-------- Dataset rows
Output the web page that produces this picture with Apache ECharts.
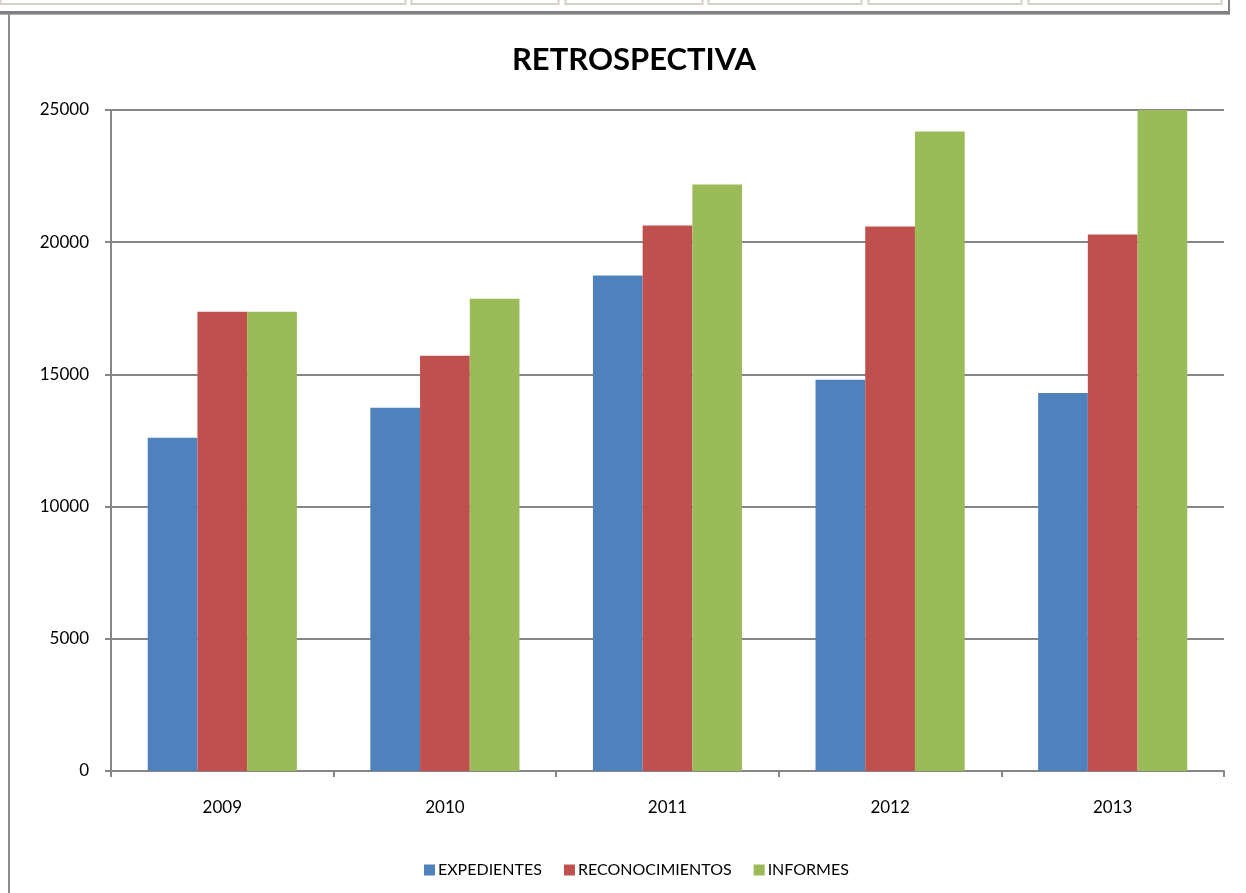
<!DOCTYPE html>
<html>
<head>
<meta charset="utf-8">
<title>RETROSPECTIVA</title>
<script src="https://cdn.jsdelivr.net/npm/echarts@6/dist/echarts.min.js"></script>
<style>
    html, body { margin: 0; padding: 0; background: #fff; }
    #chart { width: 1246px; height: 893px; }
</style>
</head>
<body>
<div id="chart"></div>
<script>
// datos
const years = ['2009', '2010', '2011', '2012', '2013'];
const expedientes = [12600, 13740, 18740, 14800, 14300];
const reconocimientos = [17370, 15710, 20630, 20590, 20290];
const informes = [17370, 17860, 22180, 24190, 25000];
const yTicks = [0, 5000, 10000, 15000, 20000, 25000];

const seriesNames = ['EXPEDIENTES', 'RECONOCIMIENTOS', 'INFORMES'];
const seriesColors = ['#4f81bd', '#c0504d', '#9bbb59'];
const seriesData = [expedientes, reconocimientos, informes];

const font = 'Lato, "Open Sans", sans-serif';

// celdas de la hoja que asoman por arriba
const topCells = [[0, 405], [411, 558], [565, 702], [708, 861], [868, 1021], [1028, 1221]];

const chart = echarts.init(document.getElementById('chart'));

const frame = topCells.map(c => ({
    type: 'rect',
    shape: { x: c[0] + 0.5, y: -2, width: c[1] - c[0], height: 6 },
    style: { fill: '#fff', stroke: '#d4d0c8', lineWidth: 2 }
}));
frame.push(
    { type: 'rect', shape: { x: 0, y: 11, width: 1230, height: 3 }, style: { fill: '#808080' } },
    { type: 'rect', shape: { x: 0, y: 14, width: 1230, height: 1 }, style: { fill: '#b0b0b0' } },
    { type: 'rect', shape: { x: 1228, y: 0, width: 2, height: 14 }, style: { fill: '#808080' } },
    { type: 'rect', shape: { x: 8, y: 14, width: 2, height: 879 }, style: { fill: '#8c8c8c' } }
);

const option = {
    backgroundColor: '#fff',
    animation: false,
    title: {
        text: 'RETROSPECTIVA',
        left: 629,
        textAlign: 'center',
        top: 39,
        textStyle: { fontFamily: font, fontSize: 31, fontWeight: 'bold', color: '#000' }
    },
    legend: {
        data: seriesNames,
        left: 419,
        top: 857,
        icon: 'rect',
        itemWidth: 11,
        itemHeight: 11,
        itemGap: 22,
        textStyle: { fontFamily: font, fontSize: 16, color: '#000', padding: [0, 0, 0, -2] }
    },
    grid: { left: 111, right: 22, top: 110, bottom: 122 },
    xAxis: {
        type: 'category',
        data: years,
        axisLine: { lineStyle: { color: '#868686', width: 2 } },
        axisTick: { show: true, length: 6, lineStyle: { color: '#868686', width: 2 } },
        axisLabel: { fontFamily: font, fontSize: 17, color: '#000', margin: 28 }
    },
    yAxis: {
        type: 'value',
        min: yTicks[0],
        max: yTicks[yTicks.length - 1],
        interval: 5000,
        axisLine: { show: true, lineStyle: { color: '#868686', width: 2 } },
        axisTick: { show: true, length: 6, lineStyle: { color: '#868686', width: 2 } },
        axisLabel: {
            fontFamily: font, fontSize: 17, color: '#000', margin: 22,
            formatter: v => String(v)
        },
        splitLine: { lineStyle: { color: '#868686', width: 2 } }
    },
    series: seriesNames.map((name, i) => ({
        name: name,
        type: 'bar',
        data: seriesData[i],
        barGap: '0%',
        barCategoryGap: '33%',
        itemStyle: { color: seriesColors[i] }
    })),
    graphic: frame
};

chart.setOption(option);
</script>
</body>
</html>
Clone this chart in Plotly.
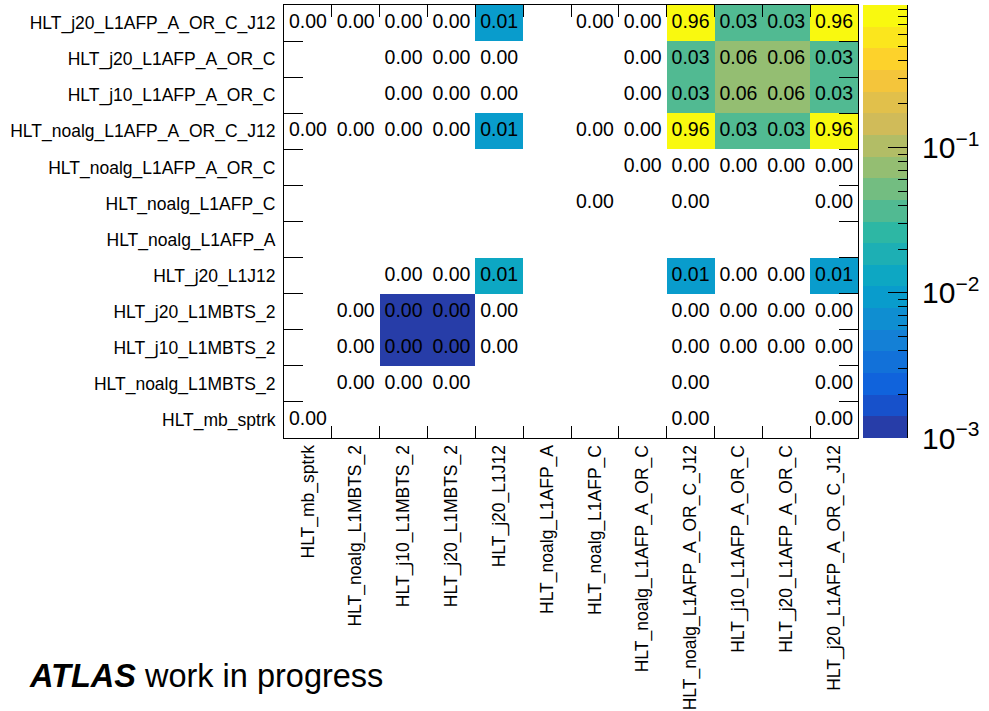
----------------
Instructions to follow - Reproduce the listing above exactly, excluding all pictures.

Output for this task -
Output the web page that produces this picture with Apache ECharts.
<!DOCTYPE html>
<html>
<head>
<meta charset="utf-8">
<title>RETROSPECTIVA</title>
<script src="https://cdn.jsdelivr.net/npm/echarts@6/dist/echarts.min.js"></script>
<style>
    html, body { margin: 0; padding: 0; background: #fff; }
    #chart { width: 1246px; height: 893px; }
</style>
</head>
<body>
<div id="chart"></div>
<script>
// datos
const years = ['2009', '2010', '2011', '2012', '2013'];
const expedientes = [12600, 13740, 18740, 14800, 14300];
const reconocimientos = [17370, 15710, 20630, 20590, 20290];
const informes = [17370, 17860, 22180, 24190, 25000];
const yTicks = [0, 5000, 10000, 15000, 20000, 25000];

const seriesNames = ['EXPEDIENTES', 'RECONOCIMIENTOS', 'INFORMES'];
const seriesColors = ['#4f81bd', '#c0504d', '#9bbb59'];
const seriesData = [expedientes, reconocimientos, informes];

const font = 'Lato, "Open Sans", sans-serif';

// celdas de la hoja que asoman por arriba
const topCells = [[0, 405], [411, 558], [565, 702], [708, 861], [868, 1021], [1028, 1221]];

const chart = echarts.init(document.getElementById('chart'));

const frame = topCells.map(c => ({
    type: 'rect',
    shape: { x: c[0] + 0.5, y: -2, width: c[1] - c[0], height: 6 },
    style: { fill: '#fff', stroke: '#d4d0c8', lineWidth: 2 }
}));
frame.push(
    { type: 'rect', shape: { x: 0, y: 11, width: 1230, height: 3 }, style: { fill: '#808080' } },
    { type: 'rect', shape: { x: 0, y: 14, width: 1230, height: 1 }, style: { fill: '#b0b0b0' } },
    { type: 'rect', shape: { x: 1228, y: 0, width: 2, height: 14 }, style: { fill: '#808080' } },
    { type: 'rect', shape: { x: 8, y: 14, width: 2, height: 879 }, style: { fill: '#8c8c8c' } }
);

const option = {
    backgroundColor: '#fff',
    animation: false,
    title: {
        text: 'RETROSPECTIVA',
        left: 629,
        textAlign: 'center',
        top: 39,
        textStyle: { fontFamily: font, fontSize: 31, fontWeight: 'bold', color: '#000' }
    },
    legend: {
        data: seriesNames,
        left: 419,
        top: 857,
        icon: 'rect',
        itemWidth: 11,
        itemHeight: 11,
        itemGap: 22,
        textStyle: { fontFamily: font, fontSize: 16, color: '#000', padding: [0, 0, 0, -2] }
    },
    grid: { left: 111, right: 22, top: 110, bottom: 122 },
    xAxis: {
        type: 'category',
        data: years,
        axisLine: { lineStyle: { color: '#868686', width: 2 } },
        axisTick: { show: true, length: 6, lineStyle: { color: '#868686', width: 2 } },
        axisLabel: { fontFamily: font, fontSize: 17, color: '#000', margin: 28 }
    },
    yAxis: {
        type: 'value',
        min: yTicks[0],
        max: yTicks[yTicks.length - 1],
        interval: 5000,
        axisLine: { show: true, lineStyle: { color: '#868686', width: 2 } },
        axisTick: { show: true, length: 6, lineStyle: { color: '#868686', width: 2 } },
        axisLabel: {
            fontFamily: font, fontSize: 17, color: '#000', margin: 22,
            formatter: v => String(v)
        },
        splitLine: { lineStyle: { color: '#868686', width: 2 } }
    },
    series: seriesNames.map((name, i) => ({
        name: name,
        type: 'bar',
        data: seriesData[i],
        barGap: '0%',
        barCategoryGap: '33%',
        itemStyle: { color: seriesColors[i] }
    })),
    graphic: frame
};

chart.setOption(option);
</script>
</body>
</html>
Clone this chart in Plotly.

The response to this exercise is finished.